VIII. Le manuel de 2015 ou la directive de 2016 s’appliquent‐ils à ces faits?

[88] Les demandeurs conviennent qu’il n’y a pas de restriction législative quant au recouvrement de la dette fiscale relativement aux montants de TPS/TVH pour lesquels une cotisation a été établie au titre de la partie IX de la LTA.

[89] Ils affirment toutefois que, comme les administrateurs individuels ne sont pas directement responsables du paiement de la dette d’une société au titre de la TPS, le ministre a élaboré des politiques et des lignes directrices administratives qui établissent les facteurs limitant le recouvrement de ces montants. Les demandeurs prétendent que ces limites empêchent effectivement le ministre de prendre des mesures de recouvrement lorsqu’un administrateur dépose une opposition.

[90] Les demandeurs soutiennent que, sur le plan administratif, le ministre est tenu de suivre la politique de recouvrement du manuel de 2015 et de renoncer aux certificats déjà déposés, parce que, lorsque l’ARC a accepté les oppositions, leur date de prise d’effet, soit le 20 avril 2016, se situait dans la période de 90 jours pour la présentation des oppositions.

[91] Comme je l’aborderai sous peu, la directive de 2016 a été émise pour clarifier le manuel de 2015.

[92] La partie pertinente du manuel de 2015 stipule que [traduction] « une renonciation à un certificat est émise lorsque la dette : est attestée par certificat pendant qu’elle fait l’objet de restrictions de recouvrement; a été erronément attestée deux fois; [...] ».

[93] La directive de 2016 mentionne qu’elle a été émise le 7 novembre 2016. Elle se trouve dans la communication DGRV‐2016‐206, dans Infozone, qui est intitulée [traduction] « Retrait des certificats et recertification des dettes par rapport à la renonciation aux certificats ‐ Cour fédérale ».

[94] La directive de 2016 indique, sous la rubrique [traduction] « Type », sa nature : [traduction] « Politique et procédure », tandis que le [traduction] « Sujet » est [traduction] « Certificats ».

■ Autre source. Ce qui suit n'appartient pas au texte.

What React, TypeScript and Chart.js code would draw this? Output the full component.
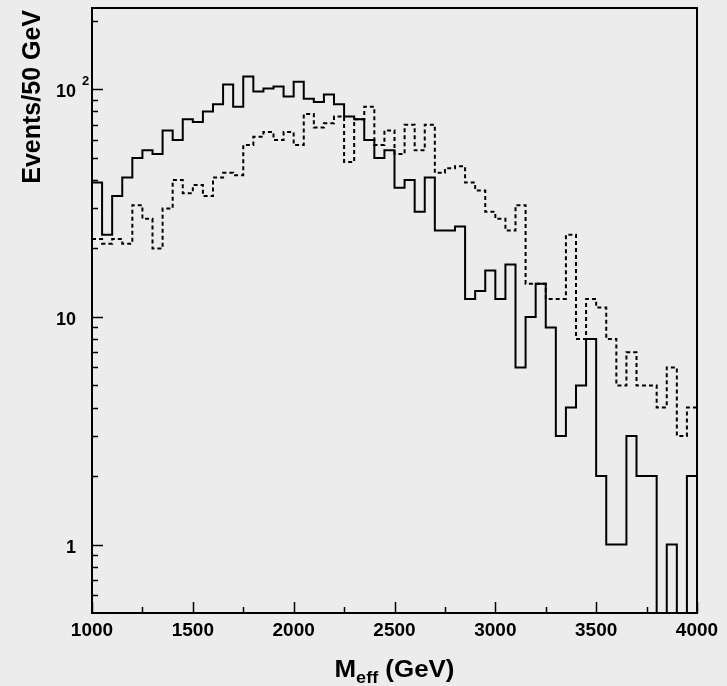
import React, { useEffect, useRef } from "react";
import { Chart, registerables } from "chart.js";

Chart.register(...registerables);

// ---- data (events per 50 GeV bin, 1000-4000 GeV) ----
const BIN_START = 1000;
const BIN_WIDTH = 50;
const X_MIN = 1000;
const X_MAX = 4000;
const Y_MIN = 0.5;
const Y_MAX = 228;

const solidCounts = [
  39, 23, 34, 41, 50, 54, 52, 66, 60, 74,
  72, 80, 86, 105, 84, 114, 98, 101, 103, 93,
  108, 91, 88, 95, 86, 76, 74, 60, 50, 54,
  37, 40, 29, 41, 24, 24, 25, 12, 13, 16,
  12, 17, 6, 10, 14, 9, 3, 4, 5, 8,
  2, 1, 1, 3, 2, 2, 0, 1, 0, 2,
];

const dashedCounts = [
  22, 21, 22, 21, 31, 27, 20, 30, 40, 35,
  38, 34, 41, 43, 42, 57, 62, 65, 60, 65,
  57, 78, 68, 71, 76, 48, 74, 84, 57, 66,
  52, 70, 54, 70, 43, 45, 46, 39, 36, 29,
  27, 24, 31, 14, 14, 12, 12, 23, 8, 12,
  11, 8, 5, 7, 5, 5, 4, 6, 3, 4,
];

const xTickValues = [1000, 1500, 2000, 2500, 3000, 3500, 4000];
const xTickLabels = ["1000", "1500", "2000", "2500", "3000", "3500", "4000"];
const xMinorTicks = [1250, 1750, 2250, 2750, 3250, 3750];

const yMajorTicks = [1, 10, 100];
const yTickBase = ["1", "10", "10"];
const yTickSup = ["", "", "2"];
const yMinorTicks = [0.6, 0.7, 0.8, 0.9, 2, 3, 4, 5, 6, 7, 8, 9, 20, 30, 40, 50, 60, 70, 80, 90, 200];

const yTitle = "Events/50 GeV";
const xTitleMain = "M";
const xTitleSub = "eff";
const xTitleRest = " (GeV)";

const FONT = '"Liberation Sans", Arial, Helvetica, sans-serif';

function toPoints(counts: number[]) {
  const pts = counts.map((c, i) => ({ x: BIN_START + BIN_WIDTH * i, y: c > 0 ? c : 1e-3 }));
  const last = counts[counts.length - 1];
  pts.push({ x: BIN_START + BIN_WIDTH * counts.length, y: last > 0 ? last : 1e-3 });
  return pts;
}

const decorPlugin = {
  id: "decor",
  beforeDraw(chart: any) {
    const ctx = chart.ctx;
    ctx.save();
    ctx.fillStyle = "#ececec";
    ctx.fillRect(0, 0, chart.width, chart.height);
    ctx.restore();
  },
  afterDraw(chart: any) {
    const ctx: CanvasRenderingContext2D = chart.ctx;
    const a = chart.chartArea;
    const xs = chart.scales.x;
    const ys = chart.scales.y;
    ctx.save();
    ctx.strokeStyle = "#000";
    ctx.fillStyle = "#000";
    ctx.lineWidth = 2;
    ctx.strokeRect(a.left, a.top, a.right - a.left, a.bottom - a.top);

    ctx.lineWidth = 1.5;
    ctx.beginPath();
    xTickValues.forEach((v) => {
      const px = Math.round(xs.getPixelForValue(v)) + 0.5;
      ctx.moveTo(px, a.bottom);
      ctx.lineTo(px, a.bottom - 11);
    });
    xMinorTicks.forEach((v) => {
      const px = Math.round(xs.getPixelForValue(v)) + 0.5;
      ctx.moveTo(px, a.bottom);
      ctx.lineTo(px, a.bottom - 6);
    });
    yMajorTicks.forEach((v) => {
      const py = Math.round(ys.getPixelForValue(v)) + 0.5;
      ctx.moveTo(a.left, py);
      ctx.lineTo(a.left + 11, py);
    });
    yMinorTicks.forEach((v) => {
      const py = Math.round(ys.getPixelForValue(v)) + 0.5;
      ctx.moveTo(a.left, py);
      ctx.lineTo(a.left + 6, py);
    });
    ctx.stroke();

    // x tick labels
    ctx.font = `bold 19px ${FONT}`;
    ctx.textAlign = "center";
    ctx.textBaseline = "alphabetic";
    xTickValues.forEach((v, i) => {
      ctx.fillText(xTickLabels[i], xs.getPixelForValue(v), a.bottom + 23);
    });

    // y tick labels
    yMajorTicks.forEach((v, i) => {
      const py = ys.getPixelForValue(v);
      ctx.font = `bold 18px ${FONT}`;
      ctx.textAlign = "right";
      ctx.fillText(yTickBase[i], a.left - 16, py + 8);
      if (yTickSup[i]) {
        ctx.font = `bold 13px ${FONT}`;
        ctx.textAlign = "left";
        ctx.fillText(yTickSup[i], a.left - 10, py - 4);
      }
    });

    // y title
    ctx.save();
    ctx.font = `bold 25px ${FONT}`;
    ctx.translate(40, a.top + 2);
    ctx.rotate(-Math.PI / 2);
    ctx.textAlign = "right";
    ctx.fillText(yTitle, 0, 0);
    ctx.restore();

    // x title with subscript, fitted to measured width
    ctx.save();
    const bigFont = `bold 23px ${FONT}`;
    const smallFont = `bold 16px ${FONT}`;
    ctx.font = bigFont;
    const wM = ctx.measureText(xTitleMain).width;
    const wR = ctx.measureText(xTitleRest).width;
    ctx.font = smallFont;
    const wS = ctx.measureText(xTitleSub).width;
    const natural = wM + wS + wR;
    const target = 120;
    const sx = target / natural;
    const cx = (a.left + a.right) / 2;
    const baseY = a.bottom + 64;
    ctx.translate(cx - target / 2, baseY);
    ctx.scale(sx, 1);
    ctx.textAlign = "left";
    ctx.font = bigFont;
    ctx.fillText(xTitleMain, 0, 0);
    ctx.font = smallFont;
    ctx.fillText(xTitleSub, wM, 6);
    ctx.font = bigFont;
    ctx.fillText(xTitleRest, wM + wS, 0);
    ctx.restore();

    ctx.restore();
  },
};

export default function App() {
  const ref = useRef<HTMLCanvasElement | null>(null);
  useEffect(() => {
    if (!ref.current) return;
    const chart = new Chart(ref.current, {
      type: "line",
      data: {
        datasets: [
          {
            label: "solid",
            data: toPoints(solidCounts),
            borderColor: "#000",
            borderWidth: 2,
            pointRadius: 0,
            stepped: "before",
            fill: false,
          },
          {
            label: "dashed",
            data: toPoints(dashedCounts),
            borderColor: "#000",
            borderWidth: 2,
            borderDash: [4, 3],
            pointRadius: 0,
            stepped: "before",
            fill: false,
          },
        ],
      },
      options: {
        responsive: false,
        animation: false,
        devicePixelRatio: 1,
        layout: { padding: { left: 92, right: 30, top: 8, bottom: 73 } },
        plugins: { legend: { display: false }, tooltip: { enabled: false } },
        scales: {
          x: { type: "linear", min: X_MIN, max: X_MAX, display: false },
          y: { type: "logarithmic", min: Y_MIN, max: Y_MAX, display: false },
        },
      },
      plugins: [decorPlugin],
    });
    return () => chart.destroy();
  }, []);
  return (
    <div style={{ position: "absolute", left: 0, top: 0, width: 727, height: 686 }}>
      <canvas ref={ref} width={727} height={686} style={{ display: "block" }} />
    </div>
  );
}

[95] La directive de 2016 décrit un objet restreint : [traduction] « L’objet de la présente communication est de préciser dans quels cas un certificat, obtenu de la Cour fédérale du Canada, peut être retiré et recertifié, et dans quels cas il est possible d’y renoncer. » [Non souligné dans l’original.]

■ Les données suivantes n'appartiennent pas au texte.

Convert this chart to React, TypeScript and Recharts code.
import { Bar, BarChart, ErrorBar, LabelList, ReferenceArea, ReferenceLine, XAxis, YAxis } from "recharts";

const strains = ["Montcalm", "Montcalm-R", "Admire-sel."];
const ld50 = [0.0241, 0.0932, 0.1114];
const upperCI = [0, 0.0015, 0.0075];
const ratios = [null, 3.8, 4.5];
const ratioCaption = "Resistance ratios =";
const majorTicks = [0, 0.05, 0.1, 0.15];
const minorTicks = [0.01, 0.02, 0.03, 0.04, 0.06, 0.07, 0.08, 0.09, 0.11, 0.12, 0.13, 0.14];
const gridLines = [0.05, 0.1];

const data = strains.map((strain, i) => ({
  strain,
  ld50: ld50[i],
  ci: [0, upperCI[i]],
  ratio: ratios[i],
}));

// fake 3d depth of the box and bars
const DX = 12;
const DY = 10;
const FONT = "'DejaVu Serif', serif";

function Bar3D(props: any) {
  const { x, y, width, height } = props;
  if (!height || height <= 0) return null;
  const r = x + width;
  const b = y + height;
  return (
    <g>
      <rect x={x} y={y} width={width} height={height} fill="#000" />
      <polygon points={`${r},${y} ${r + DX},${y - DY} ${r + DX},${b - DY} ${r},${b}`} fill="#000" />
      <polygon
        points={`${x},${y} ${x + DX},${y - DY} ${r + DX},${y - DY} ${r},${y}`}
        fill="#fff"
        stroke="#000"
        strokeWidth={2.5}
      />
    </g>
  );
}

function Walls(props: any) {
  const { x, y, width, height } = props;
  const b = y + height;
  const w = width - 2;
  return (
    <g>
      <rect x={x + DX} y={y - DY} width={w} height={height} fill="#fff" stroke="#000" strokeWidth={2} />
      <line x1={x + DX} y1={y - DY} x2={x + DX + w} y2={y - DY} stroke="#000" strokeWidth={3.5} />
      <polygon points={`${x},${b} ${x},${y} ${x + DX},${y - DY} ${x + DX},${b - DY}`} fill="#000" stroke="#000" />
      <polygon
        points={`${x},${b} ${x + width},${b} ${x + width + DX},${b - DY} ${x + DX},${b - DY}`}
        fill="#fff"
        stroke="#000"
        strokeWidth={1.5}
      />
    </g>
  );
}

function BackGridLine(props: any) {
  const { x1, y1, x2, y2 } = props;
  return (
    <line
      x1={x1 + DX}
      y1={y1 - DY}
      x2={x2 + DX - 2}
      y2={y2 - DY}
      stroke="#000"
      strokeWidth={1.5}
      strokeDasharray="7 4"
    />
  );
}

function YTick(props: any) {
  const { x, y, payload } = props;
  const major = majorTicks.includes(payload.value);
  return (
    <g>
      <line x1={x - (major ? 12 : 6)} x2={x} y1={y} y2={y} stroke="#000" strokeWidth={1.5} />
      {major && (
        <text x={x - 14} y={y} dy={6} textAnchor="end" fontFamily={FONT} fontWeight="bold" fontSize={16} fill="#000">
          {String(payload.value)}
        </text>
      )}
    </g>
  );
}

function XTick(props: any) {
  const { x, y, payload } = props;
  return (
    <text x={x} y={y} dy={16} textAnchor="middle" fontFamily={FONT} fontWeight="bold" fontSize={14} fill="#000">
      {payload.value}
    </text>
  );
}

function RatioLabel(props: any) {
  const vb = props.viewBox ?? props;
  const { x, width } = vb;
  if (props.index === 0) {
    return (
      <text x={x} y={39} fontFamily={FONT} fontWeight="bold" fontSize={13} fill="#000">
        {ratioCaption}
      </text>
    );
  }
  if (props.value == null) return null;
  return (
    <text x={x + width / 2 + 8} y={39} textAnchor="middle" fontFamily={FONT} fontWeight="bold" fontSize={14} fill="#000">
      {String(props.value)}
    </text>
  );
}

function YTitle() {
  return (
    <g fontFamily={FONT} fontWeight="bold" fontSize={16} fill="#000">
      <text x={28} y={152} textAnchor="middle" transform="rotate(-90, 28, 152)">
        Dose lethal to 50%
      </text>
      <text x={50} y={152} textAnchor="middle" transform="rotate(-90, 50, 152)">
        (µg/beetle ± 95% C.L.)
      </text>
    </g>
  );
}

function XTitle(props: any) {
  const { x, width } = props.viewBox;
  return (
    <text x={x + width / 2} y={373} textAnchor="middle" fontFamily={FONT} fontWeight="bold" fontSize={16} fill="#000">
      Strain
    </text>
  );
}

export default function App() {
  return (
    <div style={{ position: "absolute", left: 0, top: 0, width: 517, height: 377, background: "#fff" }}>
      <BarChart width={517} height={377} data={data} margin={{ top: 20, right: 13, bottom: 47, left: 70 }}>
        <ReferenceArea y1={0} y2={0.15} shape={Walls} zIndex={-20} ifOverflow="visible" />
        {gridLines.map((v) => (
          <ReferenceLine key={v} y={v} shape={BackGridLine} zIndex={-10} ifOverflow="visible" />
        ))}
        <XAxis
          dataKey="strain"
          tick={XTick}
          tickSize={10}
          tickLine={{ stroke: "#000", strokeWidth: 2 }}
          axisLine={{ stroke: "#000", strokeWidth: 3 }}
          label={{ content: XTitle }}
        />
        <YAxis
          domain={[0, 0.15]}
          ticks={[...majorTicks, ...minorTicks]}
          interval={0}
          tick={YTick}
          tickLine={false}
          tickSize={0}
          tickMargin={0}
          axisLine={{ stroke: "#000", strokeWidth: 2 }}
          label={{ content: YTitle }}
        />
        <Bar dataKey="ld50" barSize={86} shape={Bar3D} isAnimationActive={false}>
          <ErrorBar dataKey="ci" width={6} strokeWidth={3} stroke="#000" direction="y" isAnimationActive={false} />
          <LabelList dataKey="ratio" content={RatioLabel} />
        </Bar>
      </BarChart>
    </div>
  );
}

[96] Plus loin, elle mentionne : [traduction] « Le retrait d’un certificat est demandé lorsqu’un certificat est retourné à l’Unité du traitement des documents juridiques (UTDJ) en tant que “créance erronément attestée par certificat” pour les raisons suivantes [...] »

[97] La communication énonce ensuite quatre raisons différentes. La première est celle qui se présente en l’espèce :

[traduction]
Un montant établi par cotisation a été attesté par certificat à une époque où les montants faisaient l’objet de restrictions en matière de recouvrement. Étant donné que l’attestation par certificat de la dette était contraire à la loi, le certificat est nul et a [...]

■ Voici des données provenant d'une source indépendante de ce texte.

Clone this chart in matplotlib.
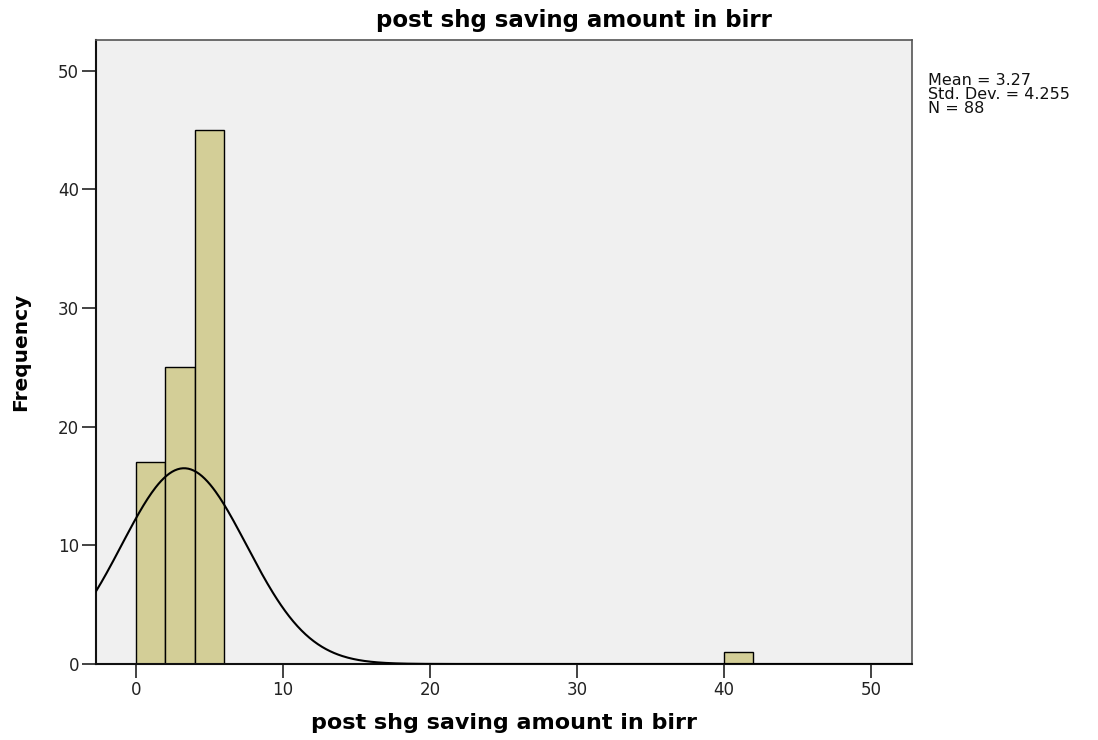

[98] La directive de 2016 indique que la renonciation à un certificat est en fait une renonciation au droit du ministre aux montants certifiés. Elle ne s’applique que dans deux circonstances : (1) dette erronément attestée par certificat ‐ même dette attestée deux fois; (2) dette réévaluée à zéro.

[99] Ni l’une ni l’autre de ces circonstances ne s’applique aux faits en l’espèce.

[100] Les demandeurs affirment que le manuel de 2015 devrait s’appliquer, parce qu’ils ont déposé les oppositions le 20 avril 2016, soit avant la publication de la directive de 2016.

[101] L’ARC affirme que la partie du manuel de 2015 sur laquelle les demandeurs se sont appuyés a été remplacée par la directive de 2016 et qu’un manuel n’a pas force obligatoire.

[102] Les demandeurs ont raison de dire que la directive de 2016 n’était pas en vigueur le 20 avril 2016, au moment où ils ont initialement déposé les oppositions. Elle était toutefois en vigueur le 24 avril 2018, lorsque la Division des appels de l’ARC a accepté et antidaté les oppositions.

[103] Je ne suis pas d’accord avec les demandeurs pour dire que l’ARC était tenue de suivre le manuel de 2015 et de renoncer aux certificats.

[104] Le manuel de 2015 est une politique administrative. Il reflète la politique de l’ARC à un moment précis. Dix‐huit mois après la publication de la directive de 2016, l’ARC a pris la décision d’antidater les oppositions. Les demandeurs n’ont pas présenté de jurisprudence ou de doctrine pour étayer leur affirmation selon laquelle le manuel de 2015 original devrait régir le processus utilisé pour procéder à la mainlevée des certificats plutôt que le processus en place au moment où l’ARC a pris la décision d’antidater les oppositions.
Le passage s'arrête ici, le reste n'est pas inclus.